Nyad’s controversial achievement, which was not ratified by the World Open Water Swimming Association (WOWSA) or the Guinness World Book of Records, and her relationship with Stoll is explored in Netflix’s new drama, Nyad. Billed as “a remarkable true story of tenacity, friendship, and the triumph of the human spirit”, the film stars American Beauty’s Annette Bening as the eponymous American swimmer, while Jodie Foster plays her confidante and former lover. It is directed by Jimmy Chin and Elizabeth Chai Vasarhelyi – the filmmaking couple behind Free Solo, 2019’s breathtaking documentary about Alex Honnold and his free solo climb of El Capitan.

Beneath the Surface: The Nyad Saga

Nyad, which arrived on Netflix on 3 November, picks up on the swimmer’s 60th birthday, when, after decades away from the sport, she decides to prove that she can make the Florida Straits crossing “unassisted” (without a shark cage – as Walter Poenisch and Susie Maroney had done in 1978 and 1997, respectively). It took Nyad five attempts over 36 years to achieve the feat, as she became the first person ever to do so. “You didn’t make it when you were 28,” Foster’s Stoll tells her friend in the movie. “You’re 60!”

Jodie Foster as Bonnie Stoll and Annette Bening as Diana Nyad in NYAD
Jodie Foster as Bonnie Stoll and Annette Bening as Diana Nyad in NYAD (Kimberley French/Netflix)

Nyad’s record-setting swims began in the 1970s, gaining her national attention with spots on Saturday Night Live and The Tonight Show Starring Johnny Carson. In 1975, she broke the 45-year-old record for circling Manhattan Island, New York, in under eight hours.
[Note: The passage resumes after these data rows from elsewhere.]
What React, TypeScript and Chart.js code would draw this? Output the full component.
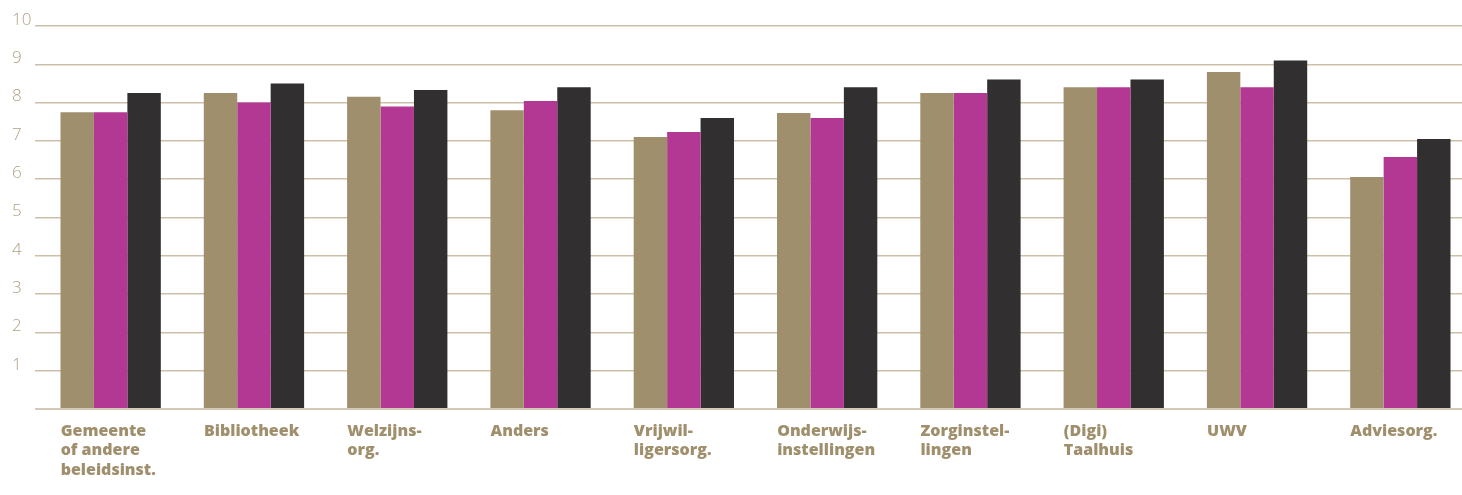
import React, { useEffect, useRef } from "react";
import { Chart, registerables } from "chart.js";

Chart.register(...registerables);

const categories: string[][] = [
  ["Gemeente", "of andere", "beleidsinst."],
  ["Bibliotheek"],
  ["Welzijns-", "org."],
  ["Anders"],
  ["Vrijwil-", "ligersorg."],
  ["Onderwijs-", "instellingen"],
  ["Zorginstel-", "lingen"],
  ["(Digi)", "Taalhuis"],
  ["UWV"],
  ["Adviesorg."],
];

const seriesTan = [7.75, 8.25, 8.15, 7.8, 7.1, 7.73, 8.25, 8.4, 8.8, 6.06];
const seriesMagenta = [7.75, 8.0, 7.9, 8.04, 7.23, 7.6, 8.25, 8.4, 8.4, 6.58];
const seriesDark = [8.25, 8.5, 8.33, 8.4, 7.6, 8.4, 8.6, 8.6, 9.1, 7.05];

const yTicks = [0, 1, 2, 3, 4, 5, 6, 7, 8, 9, 10];

export default function App() {
  const ref = useRef<HTMLCanvasElement | null>(null);

  useEffect(() => {
    document.body.style.margin = "0";
    const canvas = ref.current;
    if (!canvas) return;
    const chart = new Chart(canvas, {
      type: "bar",
      data: {
        labels: categories,
        datasets: [
          { label: "A", data: seriesTan, backgroundColor: "#a08f6c" },
          { label: "B", data: seriesMagenta, backgroundColor: "#b33893" },
          { label: "C", data: seriesDark, backgroundColor: "#312f30" },
        ],
      },
      options: {
        animation: false,
        responsive: false,
        maintainAspectRatio: false,
        layout: { padding: { left: 12, top: 26, right: 0, bottom: 0 } },
        datasets: {
          bar: { barPercentage: 1.0, categoryPercentage: 0.7 },
        },
        plugins: {
          legend: { display: false },
          tooltip: { enabled: false },
        },
        scales: {
          x: {
            grid: { display: false },
            border: { display: false },
            ticks: {
              align: "start",
              labelOffset: -50,
              padding: 5,
              color: "#a08f6c",
              font: { family: "Open Sans", size: 16, weight: "800", lineHeight: 1.2 },
              maxRotation: 0,
              autoSkip: false,
            },
            afterFit: (scale: any) => {
              scale.height = 86;
              scale.paddingLeft = 0;
              scale.paddingRight = 0;
            },
          },
          y: {
            min: 0,
            max: 10,
            afterBuildTicks: (scale: any) => {
              scale.ticks = yTicks.map((v) => ({ value: v }));
            },
            border: { display: false },
            grid: {
              color: (ctx: any) => (ctx.tick && ctx.tick.value === 0 ? "#d3c9b9" : "#cbbfa9"),
              lineWidth: (ctx: any) => (ctx.tick && ctx.tick.value === 0 ? 2 : 1.5),
              tickLength: 4,
              drawTicks: true,
            },
            ticks: {
              crossAlign: "far",
              labelOffset: -6,
              color: "#b0a283",
              font: { family: "Open Sans", size: 17, weight: "300" },
              callback: (v: any) => (v === 0 ? "" : String(v)),
            },
            afterFit: (scale: any) => {
              scale.width = 27;
              scale.paddingTop = 0;
              scale.paddingBottom = 0;
            },
          },
        },
      },
    });
    return () => chart.destroy();
  }, []);

  return (
    <div style={{ width: 1462, height: 495, overflow: "hidden", background: "#ffffff" }}>
      <canvas ref={ref} width={1472} height={495} style={{ display: "block" }} />
    </div>
  );
}
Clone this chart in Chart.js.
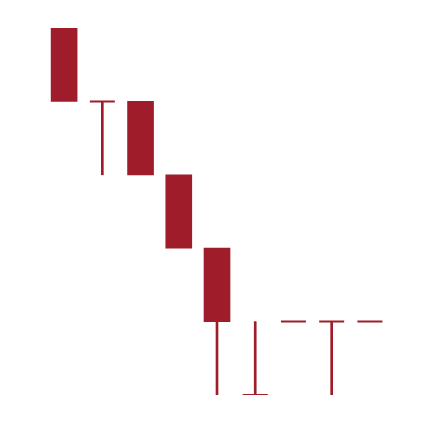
<!DOCTYPE html>
<html>
<head>
<meta charset="utf-8">
<script src="https://cdn.jsdelivr.net/npm/chart.js@4/dist/chart.umd.min.js"></script>
<style>
html,body{margin:0;padding:0;background:#fff;}
#c{display:block;}
</style>
</head>
<body>
<canvas id="c" width="434" height="422"></canvas>
<script>
const categories = ["1","2","3","4","5","6","7","8","9"];
const bodies = [[4,5], null, [3,4], [2,3], [1,2], null, null, null, null];
const wicks  = [null, [3,4], null, null, [0,1], [0,1], null, [0,1], null];
const dojis  = [null, 4, null, null, null, 0, 1, 1, 1];
const color = "#9f1d2a";

new Chart(document.getElementById("c"), {
  data: {
    labels: categories,
    datasets: [
      { type: "bar", data: wicks, backgroundColor: color, barThickness: 2, grouped: false, order: 2 },
      { type: "bar", data: bodies, backgroundColor: color, barThickness: 26, grouped: false, order: 1 },
      { type: "line", data: dojis, showLine: false, pointStyle: "line", pointRadius: 12.5, pointHoverRadius: 12.5,
        borderColor: color, borderWidth: 2, pointBorderWidth: 2, order: 0 }
    ]
  },
  options: {
    responsive: false,
    animation: false,
    events: [],
    layout: { padding: { top: 28, bottom: 27, left: 45, right: 45 } },
    plugins: { legend: { display: false }, tooltip: { enabled: false } },
    scales: {
      x: { type: "category", display: false, offset: true },
      y: { type: "linear", display: false, min: 0, max: 5 }
    }
  }
});
</script>
</body>
</html>
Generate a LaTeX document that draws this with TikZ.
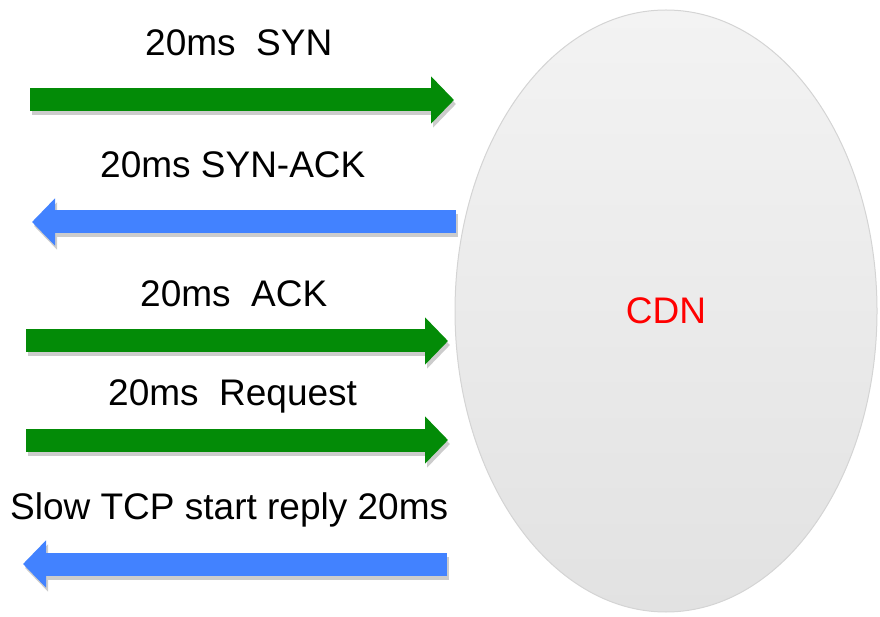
\documentclass[tikz,border=0pt]{standalone}
\usepackage{fontspec}
\setmainfont{Liberation Sans}
\usetikzlibrary{arrows.meta, shapes.geometric}

\definecolor{sendgreen}{RGB}{3,139,7}
\definecolor{replyblue}{RGB}{66,130,255}
\definecolor{cdntop}{RGB}{243,243,243}
\definecolor{cdnbottom}{RGB}{226,226,226}
\definecolor{cdnline}{RGB}{212,212,212}

\tikzset{
  fatarrow/.style={line width=23pt, -{Triangle[length=23pt, width=46pt]}},
  arrowshadow/.style={fatarrow, draw=black!20},
  msg/.style={anchor=base west, inner sep=0pt, font=\fontsize{37}{44}\selectfont}
}

\begin{document}
\begin{tikzpicture}[x=1pt, y=1pt]
    \useasboundingbox (0, 0) rectangle (880, 616);

    % draw CDN ellipse
    \node[ellipse, minimum width=422pt, minimum height=602pt, draw=cdnline,
          line width=1pt, top color=cdntop, bottom color=cdnbottom,
          text=red, font=\fontsize{37}{44}\selectfont] (cdn) at (666, 305) {CDN};

    % draw labels
    \node[msg] (syn)     at (145, 560) {20ms\ \ SYN};
    \node[msg] (synack)  at (100, 438) {20ms SYN-ACK};
    \node[msg] (ack)     at (140, 309) {20ms\ \ ACK};
    \node[msg] (request) at (108, 211) {20ms\ \ Request};
    \node[msg] (reply)   at (10, 97)   {Slow TCP start reply 20ms};

    % arrow end points
    \coordinate (syn-from)     at (30, 516);
    \coordinate (syn-to)       at (454, 516);
    \coordinate (synack-from)  at (456, 394);
    \coordinate (synack-to)    at (32, 394);
    \coordinate (ack-from)     at (26, 275);
    \coordinate (ack-to)       at (448, 275);
    \coordinate (request-from) at (26, 176);
    \coordinate (request-to)   at (448, 176);
    \coordinate (reply-from)   at (447, 52);
    \coordinate (reply-to)     at (23, 52);

    % draw shadows under arrows
    \foreach \msgname in {syn, synack, ack, request, reply}
      \draw[arrowshadow] ([shift={(2,-4)}]\msgname-from) -- ([shift={(2,-4)}]\msgname-to);

    % draw green requests and blue replies
    \draw[fatarrow, sendgreen] (syn-from) -- (syn-to);
    \draw[fatarrow, replyblue] (synack-from) -- (synack-to);
    \draw[fatarrow, sendgreen] (ack-from) -- (ack-to);
    \draw[fatarrow, sendgreen] (request-from) -- (request-to);
    \draw[fatarrow, replyblue] (reply-from) -- (reply-to);

\end{tikzpicture}
\end{document}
Over two days in 1979, Nyad swam from Bimini in the Bahamas to Florida, setting a distance record for both men and women for non-stop swimming without a wetsuit (102 miles).

The year before, Nyad had made her first attempt to swim from Cuba to Florida, within a steel cage protecting her from the sharks and jellyfish. She swam for nearly 42 hours over 76 miles before team doctors removed her due to strong swells that were slamming her against the cage and pushing her off-course towards Texas. “If I swam for 40 more hours, couldn’t I make it then?” Nyad reportedly asked her team after they pulled her out of the water.

After her record-setting achievement in 1979, Nyad transitioned to a career in sports journalism, taking a 30-year break from marathon swimming.

However, in 2010, aged 60, Nyad decided to finish what she’d started, working with a 25-strong team of experts to help her prepare for the 100-mile journey. “I’d like to prove to the other 60-year-olds that it is never too late to start your dreams,” she said at the time.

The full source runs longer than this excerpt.